I've been thinking about this for awhile to understand my multipleness.
First, if I remember right...the conscience lies in the forward part of the brain. This is where humans think, make decisions, is aware, and thrive when awake. The rest of the brain is donated to memory storage, autonomous functions, and subconscious experiences.
With that said, I hope this makes sense...
Prior to the "The Great Awakening"- our conscious acceptance and awareness of our multipledom, the "I" (the body's living singular identity) was a living illusion involuntarily created from early childhood and born out of unawareness. Each of the "Others" (alters) conscious ran through this area (co-conscious) giving the system a single identity in mind and thought. "I" was self-aware as a singleton.
"I" was a unified collaboration of a supposed single self taken as each alters own at the alter's time of presenting. "I" was shared through the Others unknowingly, an endless string of thoughts, ideas, experiences, all linked into a singular life timeline. We silently and anonymously did our tasks like we ever did since birth. Eventually though, we were in voluntary system wide denial which lead to having forgotten our true identity after we began to be aware 35 years ago. "I" chose this because we didn't want to be self-outed as a system... to stay hidden so that we viewed "I" as normal. In other words, we lied to ourselves.
"I" has privately studied psychology for 2 years at the age of 15 ("I" has/had smarts- all honour courses in school w/3.6 GPA, grad top 1/4 class of 300) in a personal quest of figuring out what was wrong with "I", then at college. All in all, "I" put in several years of study- but not a pro...just got know. (Guess who!) lol.
Through this collective thinking, "I" acknowledged that something was "off". Silently suffering, "I" experienced different head voices, changing ideas and perceptions, an ever changing head voice, missing/jumbled memories, DP/DR, time jumps, dissociation, emotional breakdowns, changing personality traits, altering likes/dislikes,...
"I" lived as an alcoholic/addict hoping to "accidentally" die, drifting from one wanton life to another over compensating in efforts of numbing the inner turmoil. "I" looked inward every now and then, but the cloud of denial hang thick and had a stomach turning/churning affect to dis-sway further investigation. "I" was confused and knew it felt/was different and couldn't put a finger on it, but continued to live on in markedly less than ignorant bliss, wondering....
"The Great Awakening"...
One night a year ago....the term "multiple personality" was uttered which triggered an extremely vivid flashback to the moment of agreed system denial umpteen years ago. The agony and pain of living for so many years led to an exasperated instantaneous system wide rejection of the denial pact. We literally lurched out of our chair, wide eyed as the curtain of darkness began to fall. All hell then broke loose (as you all unfortunately got to watch through the past year) as we came out of the fog dazed and confused...aware. (Sorry...but thank you for putting up with it!).

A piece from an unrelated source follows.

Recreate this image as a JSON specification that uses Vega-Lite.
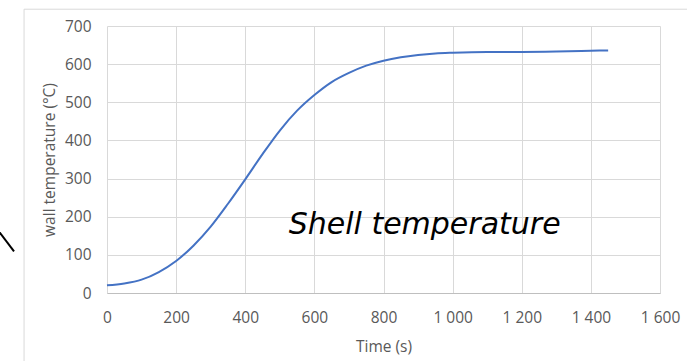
{
  "$schema": "https://vega.github.io/schema/vega-lite/v6.json",
  "width": 553,
  "height": 267,
  "autosize": {"type": "none"},
  "padding": {"left": 107, "top": 26, "right": 27, "bottom": 68},
  "background": "white",
  "config": {
    "view": {"stroke": null},
    "font": "Open Sans",
    "axis": {
      "labelFont": "Open Sans",
      "titleFont": "Open Sans",
      "labelColor": "#595959",
      "titleColor": "#595959",
      "labelFontSize": 15.5,
      "titleFontSize": 15.5,
      "titleFontWeight": "normal",
      "gridColor": "#d9d9d9",
      "gridWidth": 1,
      "tickSize": 0,
      "ticks": false,
      "labelOverlap": false,
      "labelFlush": false
    }
  },
  "datasets": {
    "curve": [
      {"time": 0, "temp": 20},
      {"time": 50, "temp": 25},
      {"time": 100, "temp": 35},
      {"time": 150, "temp": 55},
      {"time": 200, "temp": 84},
      {"time": 250, "temp": 124},
      {"time": 300, "temp": 174},
      {"time": 350, "temp": 234},
      {"time": 400, "temp": 298},
      {"time": 450, "temp": 364},
      {"time": 500, "temp": 426},
      {"time": 550, "temp": 478},
      {"time": 600, "temp": 519},
      {"time": 650, "temp": 553},
      {"time": 700, "temp": 577},
      {"time": 750, "temp": 596},
      {"time": 800, "temp": 609},
      {"time": 850, "temp": 618},
      {"time": 900, "temp": 624},
      {"time": 950, "temp": 628},
      {"time": 1000, "temp": 630},
      {"time": 1100, "temp": 632},
      {"time": 1200, "temp": 632},
      {"time": 1300, "temp": 633},
      {"time": 1400, "temp": 635},
      {"time": 1450, "temp": 636}
    ],
    "frame": [
      {"time": -240, "time2": 1680, "temp": 744, "temp2": 744},
      {"time": -240, "time2": -240, "temp": 744, "temp2": -190}
    ],
    "stray": [
      {"time": -315, "time2": -269, "temp": 164, "temp2": 109}
    ],
    "label": [
      {"time": 919, "temp": 155, "text": "Shell temperature"}
    ]
  },
  "encoding": {
    "x": {
      "field": "time", "type": "quantitative",
      "scale": {"domain": [0, 1600], "nice": false},
      "axis": {
        "title": "Time (s)",
        "values": [0, 200, 400, 600, 800, 1000, 1200, 1400, 1600],
        "labelExpr": "replace(format(datum.value, ','), ',', ' ')",
        "labelPadding": 17,
        "titlePadding": 14,
        "domainColor": "#bfbfbf",
        "domainWidth": 1,
        "grid": true
      }
    },
    "y": {
      "field": "temp", "type": "quantitative",
      "scale": {"domain": [0, 700], "nice": false},
      "axis": {
        "title": "wall temperature (°C)",
        "values": [0, 100, 200, 300, 400, 500, 600, 700],
        "labelPadding": 16,
        "titlePadding": 7,
        "domain": false,
        "grid": true
      }
    }
  },
  "layer": [
    {
      "data": {"name": "curve"},
      "mark": {"type": "line", "color": "#4472C4", "strokeWidth": 2, "interpolate": "monotone"}
    },
    {
      "data": {"name": "frame"},
      "mark": {"type": "rule", "color": "#d9d9d9", "strokeWidth": 1, "clip": false},
      "encoding": {
        "x2": {"field": "time2"},
        "y2": {"field": "temp2"}
      }
    },
    {
      "data": {"name": "stray"},
      "mark": {"type": "rule", "color": "#000000", "strokeWidth": 2, "clip": false},
      "encoding": {
        "x2": {"field": "time2"},
        "y2": {"field": "temp2"}
      }
    },
    {
      "data": {"name": "label"},
      "mark": {"type": "text", "font": "DejaVu Sans", "fontStyle": "italic", "fontSize": 30, "color": "#000000", "align": "center", "baseline": "alphabetic"},
      "encoding": {
        "text": {"field": "text"}
      }
    }
  ]
}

Let the body snatching begin as we fought over control. We eventually have worked out a system for co-existence in fairness, but it's as life dictates which some can influence and control in their favor which creates a jealous rivalry which then leads to conflict....
Upon rejecting denial and accepting our system for who we are on a multiple level, the "I" ceased to exist for we are now aware of our own individual selves, each of their own special abilities. It's traits were now recognized to be that of each of the others combined in an effort to remain hidden as created from early childhood. It's now "we", and as much as we want to...we can't go back. It's too late for us because now we have individualized and are in the know. We have come a long way baby...
We still share the conscious like we ever have, but in co-operation and a "take turn" kind of way. This is the way we work and function daily, moment to moment, instance to instance, always changing, switching to fit the present. Even though we share the conscience, we are still quite the seperated individual from each other, like our individual self lives are still quite private.
I hope this makes some sense in wording, idea and thought. It's taken me a little bit (about a year) to put this all together... a picture of our fragmented functioning mind. This was my pet project but I've about put the puzzle together and now I'll be bored, looking for something else to pick apart. This is what I do. The others don't care (some do and had a really hard time accepting and dealing with this)... this is just for me to present to a therapist or anyone else that matters to care. Or good enough to get me branded as a nut job and locked away, lol.
So, in conclusion, there is 2 views presented here. One- a living singular conscious fragmented into varying degree of parts. Or two- distinct parts that share a single conscious with varying degrees of co-consciousness. I believe we are number two.
I wish that I can say that they are all different versions of me, but we are too distinct for that as individuals. I suppose you can technically say that, but....
Thanks for reading. I hope this helps shed light on other systems functionings. I hope not to confuse, but this would be my best guess. As time passes, this realization is steadily sinking in as common place and our system for the most part is settling down. Of course what is a family without crisis and drama...we still have our moments!
If anyone has a question or correction, feel free to say or ask, I don't mind. I'll try to respond if and when I get to get back out.
Tell me about yours, it'll help me understand mine more better.
Last edited by Anonymous48690; Jan 22, 2016 at 03:08 AM.